Rick Gervais, Atheism, and Offense

I know it is a bit late, but I thought I would weigh in with a comment about Ricky Gervais' statement at the end of the Golden Globe ceremonies.

He closed the ceremonies with:

Thanks to everyone in the room for being good sports, thanks to NBC, thanks to Hollywood Foreign Press, thanks to you for watching at home, and thank you to God for making me an atheist, thank you.

Most of you readers would have already known this - it made quite a storm.

I've had a habit of criticizing atheists for making comments that are inappropriate in any number of ways, so I thought I should say something about this.

A lot of religious people have claimed to have been offended by this comment.

Do you know what you are saying - those of you who were offended? You are saying that every time an award winner gets up on the stage and thanks God or Jesus that we should be offended. You are saying not only that their thanks to God is offensive, but that you believe it to be offensive and, in spite of the fact, you are going to go ahead and do this or support those who do this anyway.

The argument seems to be, "Any time you even suggest that the God I believe in does not exist, you are demeaning my beliefs and insulting me. I am offended!

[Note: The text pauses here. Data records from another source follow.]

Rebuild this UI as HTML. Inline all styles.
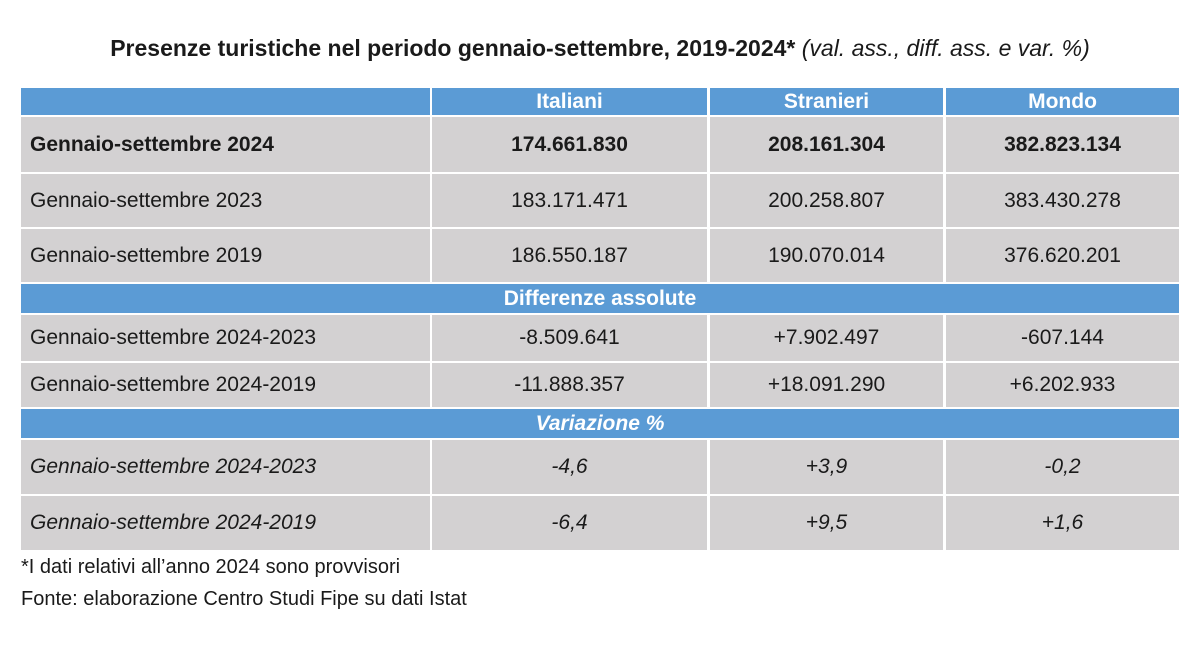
<!DOCTYPE html>
<html><head><meta charset="utf-8"><style>
body{margin:0;width:1200px;height:657px;background:#fff;font-family:"Liberation Sans",sans-serif;position:relative;overflow:hidden;color:#1a1a1a}
.c{position:absolute;display:flex;align-items:center;font-size:21px;box-sizing:border-box}
.g{background:#d3d1d2}
.b{background:#5b9bd5;color:#fff;font-weight:bold;justify-content:center}
.l{padding-left:9px}
.m{justify-content:center}
.t{position:absolute;font-size:20px;white-space:nowrap}
</style></head><body>
<div class="t" style="left:0;width:1200px;top:35px;text-align:center;font-size:23px"><b>Presenze turistiche nel periodo gennaio-settembre, 2019-2024*</b> <i>(val. ass., diff. ass. e var. %)</i></div>
<div id="tb"></div>
<script>
var cols=[[21,409],[432,275],[710,233],[946,233]];
var rows=[
[88,27,'h',['','Italiani','Stranieri','Mondo']],
[117,55,'gb',['Gennaio-settembre 2024','174.661.830','208.161.304','382.823.134']],
[174,53,'g',['Gennaio-settembre 2023','183.171.471','200.258.807','383.430.278']],
[229,53,'g',['Gennaio-settembre 2019','186.550.187','190.070.014','376.620.201']],
[284,29,'s','Differenze assolute'],
[315,46,'g',['Gennaio-settembre 2024-2023','-8.509.641','+7.902.497','-607.144']],
[363,44,'g',['Gennaio-settembre 2024-2019','-11.888.357','+18.091.290','+6.202.933']],
[409,29,'si','Variazione %'],
[440,54,'gi',['Gennaio-settembre 2024-2023','-4,6','+3,9','-0,2']],
[496,54,'gi',['Gennaio-settembre 2024-2019','-6,4','+9,5','+1,6']]];
var h='';
rows.forEach(function(r){
 if(r[2][0]=='s'){h+='<div class="c b" style="left:21px;width:1158px;top:'+r[0]+'px;height:'+r[1]+'px;'+(r[2]=='si'?'font-style:italic':'')+'">'+r[3]+'</div>';return;}
 cols.forEach(function(c,i){
  var cls=r[2]=='h'?'c b':'c g '+(i==0?'l':'m');
  var st='left:'+c[0]+'px;width:'+c[1]+'px;top:'+r[0]+'px;height:'+r[1]+'px;';
  if(r[2]=='gb')st+='font-weight:bold;';
  if(r[2]=='gi')st+='font-style:italic;';
  h+='<div class="'+cls+'" style="'+st+'">'+r[3][i]+'</div>';
 });
});
document.getElementById('tb').innerHTML=h;
</script>
<div class="t" style="left:21px;top:556px">*I dati relativi all’anno 2024 sono provvisori</div>
<div class="t" style="left:21px;top:588px">Fonte: elaborazione Centro Studi Fipe su dati Istat</div>
</body></html>
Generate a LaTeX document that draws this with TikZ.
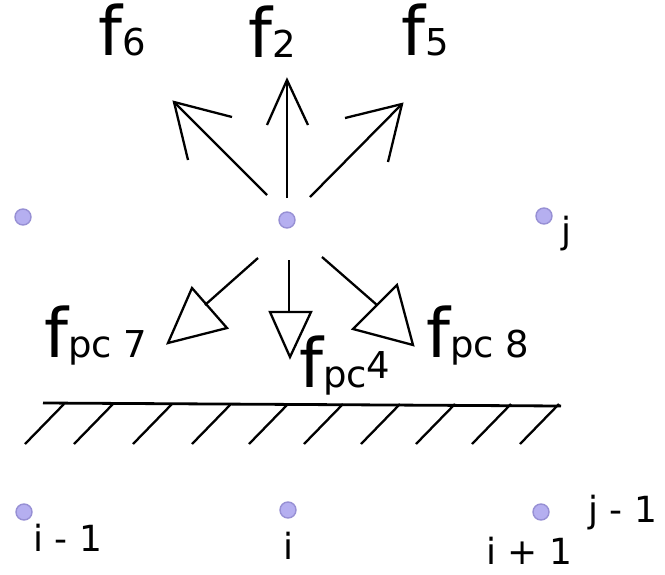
\documentclass[tikz,border=0pt]{standalone}
\usepackage{fontspec}
\setmainfont{DejaVu Sans}
\definecolor{dotfill}{HTML}{B5AFF0}
\definecolor{dotdraw}{HTML}{9790D4}
\begin{document}
\begin{tikzpicture}[x=1pt,y=-1pt,
  lattice/.style={circle,fill=dotfill,draw=dotdraw,line width=1.4pt,minimum size=16pt,inner sep=0pt},
  vec/.style={line width=2.3pt,line join=miter},
  wall/.style={line width=2.8pt},
  hatch/.style={line width=2.3pt},
  big/.style={anchor=base west,inner sep=0pt,font=\fontsize{68}{70}\selectfont},
  idx/.style={anchor=base west,inner sep=0pt,text depth=0pt,font=\fontsize{36}{40}\selectfont}]
\useasboundingbox (0,0) rectangle (665,574);
% lattice nodes
\node[lattice] (n1) at (23,217) {};
\node[lattice] (n2) at (287,220) {};
\node[lattice] (n3) at (544,216) {};
\node[lattice] (n4) at (24,512) {};
\node[lattice] (n5) at (288,510) {};
\node[lattice] (n6) at (541,512) {};
% upward vectors
\coordinate (u2s) at (287,198); \coordinate (u2t) at (287,80);
\coordinate (u6s) at (267,195); \coordinate (u6t) at (174,102);
\coordinate (u5s) at (310,197); \coordinate (u5t) at (402,104);
\draw[vec] (u2s) -- (u2t);
\draw[vec] (267,125) -- (u2t) -- (308,125);
\draw[vec] (u6s) -- (u6t);
\draw[vec] (232,117) -- (u6t) -- (188,160);
\draw[vec] (u5s) -- (u5t);
\draw[vec] (345,118) -- (u5t) -- (388,162);
% downward vectors
\coordinate (d7s) at (258,258); \coordinate (d7e) at (205,305);
\coordinate (d4s) at (289,260); \coordinate (d4e) at (289,312);
\coordinate (d8s) at (322,257); \coordinate (d8e) at (377,305);
\draw[vec] (d7s) -- (d7e);
\draw[vec] (192,288) -- (227,328) -- (168,343) -- cycle;
\draw[vec] (d4s) -- (d4e);
\draw[vec] (270,312) -- (311,312) -- (290,357) -- cycle;
\draw[vec] (d8s) -- (d8e);
\draw[vec] (397,285) -- (353,329) -- (413,345) -- cycle;
% wall
\coordinate (wa) at (43,403); \coordinate (wb) at (561,406);
\draw[wall] (wa) -- (wb);
\foreach \x in {64,113,172,231,288,343,400,455,511,559}
  \draw[hatch] (\x,404) -- ++(-39,40);
% labels
\node[big] (l6) at (98,55) {f\fontsize{37}{40}\selectfont 6};
\node[big] (l2) at (248,57) {f\fontsize{37}{40}\selectfont 2};
\node[big] (l5) at (401,55) {f\fontsize{37}{40}\selectfont 5};
\node[big] (l7) at (44,357) {f\fontsize{37}{40}\selectfont pc 7};
\node[big] (l8) at (426,357) {f\fontsize{37}{40}\selectfont pc 8};
\node[big] (l4) at (299,387) {f\fontsize{37}{40}\selectfont pc\raisebox{9pt}{4}};
\node[idx] (tj) at (561,243) {j};
\node[idx] (ti1) at (33,551) {i - 1};
\node[idx] (ti) at (283,559) {i};
\node[idx] (tip1) at (486,564) {i + 1};
\node[idx] (tj1) at (588,522) {j - 1};
\end{tikzpicture}
\end{document}
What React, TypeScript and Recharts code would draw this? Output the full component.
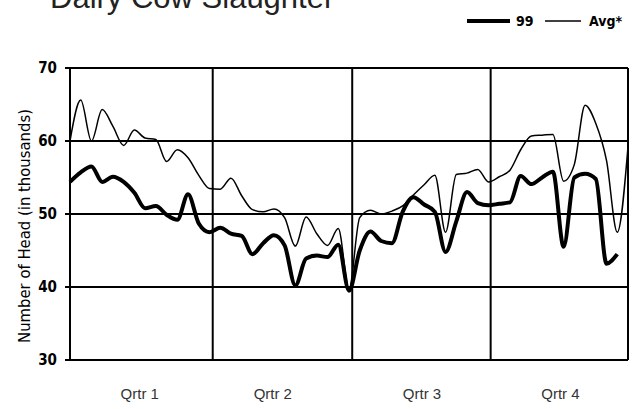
import { CartesianGrid, Line, LineChart, ReferenceLine, XAxis, YAxis } from "recharts";

// Weekly dairy cow slaughter, thousand head (week index 0 = first week of the year)
const AVG = [
  60.0, 65.6, 60.0, 64.3, 62.0, 59.4, 61.5, 60.4, 60.2, 57.2, 58.8, 57.7, 55.3,
  53.5, 53.4, 54.9, 52.5, 50.6, 50.3, 50.7, 49.5, 45.6, 49.6, 47.3, 45.7, 48.0,
  39.7, 49.5, 50.5, 50.0, 50.4, 51.1, 52.6, 54.0, 55.3, 47.5, 55.4, 55.6, 56.1,
  54.4, 55.1, 56.0, 58.8, 60.7, 60.8, 60.9, 54.5, 56.8, 64.9, 62.4, 57.3, 47.5,
  59.2,
];

const Y99 = [
  54.4, 55.7, 56.5, 54.4, 55.1, 54.4, 52.9, 50.8, 51.1, 49.9, 49.2, 52.7, 48.7,
  47.5, 48.1, 47.3, 47.0, 44.5, 46.0, 47.1, 45.7, 40.2, 43.9, 44.3, 44.1, 45.8,
  39.5, 45.0, 47.6, 46.3, 46.0, 50.3, 52.3, 51.3, 50.3, 44.8, 49.0, 53.0, 51.5,
  51.2, 51.4, 51.6, 55.2, 54.1, 55.0, 55.8, 45.5, 55.0, 55.5, 54.8, 43.2, 44.5,
];

const Y_TICKS = [30, 40, 50, 60, 70];
// quarter boundaries (in week index) and label positions
const QUARTER_EDGES = [13.3, 26.3, 39.2, 52];
const QUARTER_TICKS = [6.5, 18.9, 32.8, 45.7];
const QUARTER_LABELS = ["Qrtr 1", "Qrtr 2", "Qrtr 3", "Qrtr 4"];

const NARROW = "'Liberation Sans Narrow', 'DejaVu Sans Condensed', 'Arial Narrow', 'Liberation Sans', sans-serif";
const SANS = "'Liberation Sans', Arial, sans-serif";

const data = AVG.map((avg, i) => ({ week: i, avg, y99: Y99[i] ?? null }));

function quarterLabel(v: number) {
  const idx = QUARTER_TICKS.indexOf(v);
  return idx >= 0 ? QUARTER_LABELS[idx] : "";
}

// rotated y-axis title, a little left of the tick labels and slightly below centre
function YTitle(props: any) {
  const vb = props.viewBox ?? { x: 0, y: 0, width: 0, height: 0 };
  const cx = vb.x + 24;
  const cy = vb.y + vb.height / 2 + 12;
  return (
    <text
      x={cx}
      y={cy}
      transform={`rotate(-90, ${cx}, ${cy})`}
      textAnchor="middle"
      dominantBaseline="central"
      fontSize={16.5}
      fill="#000"
      fontFamily={NARROW}
    >
      Number of Head (in thousands)
    </text>
  );
}

export default function App() {
  return (
    <div style={{ position: "absolute", left: 0, top: 0, width: 633, height: 409, background: "#fff" }}>
      <LineChart
        width={633}
        height={409}
        data={data}
        margin={{ top: 68, right: 5, bottom: 0, left: 0 }}
      >
        <CartesianGrid vertical={false} stroke="#000" strokeWidth={2} />
        {QUARTER_EDGES.map((x) => (
          <ReferenceLine key={x} x={x} stroke="#000" strokeWidth={2} />
        ))}
        <XAxis
          dataKey="week"
          type="number"
          domain={[0, 52]}
          ticks={QUARTER_TICKS}
          tickFormatter={quarterLabel}
          interval={0}
          height={49}
          axisLine={{ stroke: "#000", strokeWidth: 2 }}
          tickLine={false}
          tickMargin={22}
          tick={{ fill: "#333", fontSize: 15, fontFamily: SANS }}
        />
        <YAxis
          domain={[30, 70]}
          ticks={Y_TICKS}
          width={70}
          axisLine={{ stroke: "#000", strokeWidth: 2 }}
          tickLine={{ stroke: "#000", strokeWidth: 2 }}
          tickSize={5}
          tickMargin={8}
          tick={{ fill: "#000", fontSize: 15, fontWeight: 700, fontFamily: NARROW }}
          label={{ content: YTitle }}
        />
        <Line
          type="monotone"
          dataKey="avg"
          stroke="#000"
          strokeWidth={1.5}
          dot={false}
          isAnimationActive={false}
        />
        <Line
          type="monotone"
          dataKey="y99"
          stroke="#000"
          strokeWidth={4}
          dot={false}
          isAnimationActive={false}
        />
      </LineChart>
      <svg
        width={633}
        height={40}
        style={{ position: "absolute", left: 0, top: 0, pointerEvents: "none" }}
      >
        <text x={50} y={8} fontSize={31} fill="#222" fontFamily={SANS}>
          Dairy Cow Slaughter
        </text>
        <line x1={467} x2={510} y1={21} y2={21} stroke="#000" strokeWidth={4} />
        <text x={516} y={26} fontSize={14} fontWeight={700} fontFamily={NARROW}>99</text>
        <line x1={545} x2={581} y1={21} y2={21} stroke="#000" strokeWidth={1.5} />
        <text x={589} y={26} fontSize={14} fontWeight={700} fontFamily={NARROW}>Avg*</text>
      </svg>
    </div>
  );
}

Of course, doesn't this imply that any time you say your god DOES exist that you are demeaning my beliefs and insulting me, and I should be offended

Of course it does.

There is no logically coherent sense to be made of the claim that Ricky Gervais' comment is - and ought to be considered to be - offensive, wrong, and worthy of condemnation that does not make the claims of those who thank Jesus or God offensive, wrong and worthy of condemnation. If one is to be condemned, so is the other.

If, on the other hand, the other is not to be condemned, then neither is the first.

It is a sad and arrogant position to adopt - to believe that nobody is permitted to suggest that you might have made a mistake.

I am not offended when somebody says that I have made a mistake. Sometimes they are right, and I am grateful for their input so that I can evaluate and improve on my own beliefs. Sometimes they are wrong, but I do not consider their mistake to be OFFENSIVE. Everybody is wrong about something. I am no more offended by their errors than I expect them to be offended by mine.

It is utterly nonsensical to live one's life every time somebody says something you disagree with. You are going to waste a huge amount of your life being offended and, what is worse, you are going to deprive yourself of a great many opportunities to learn.

This type of offense requires arrogance requires an unimagable amount of arrogance.

Oh, but it is so much fun - and so useful - to feign offense. Questions of right and wrong, questions of a fair standard that applies to everybody versus the double standard of the hypocrite aren't at all relevant when there is political hay to be made by feigning offense.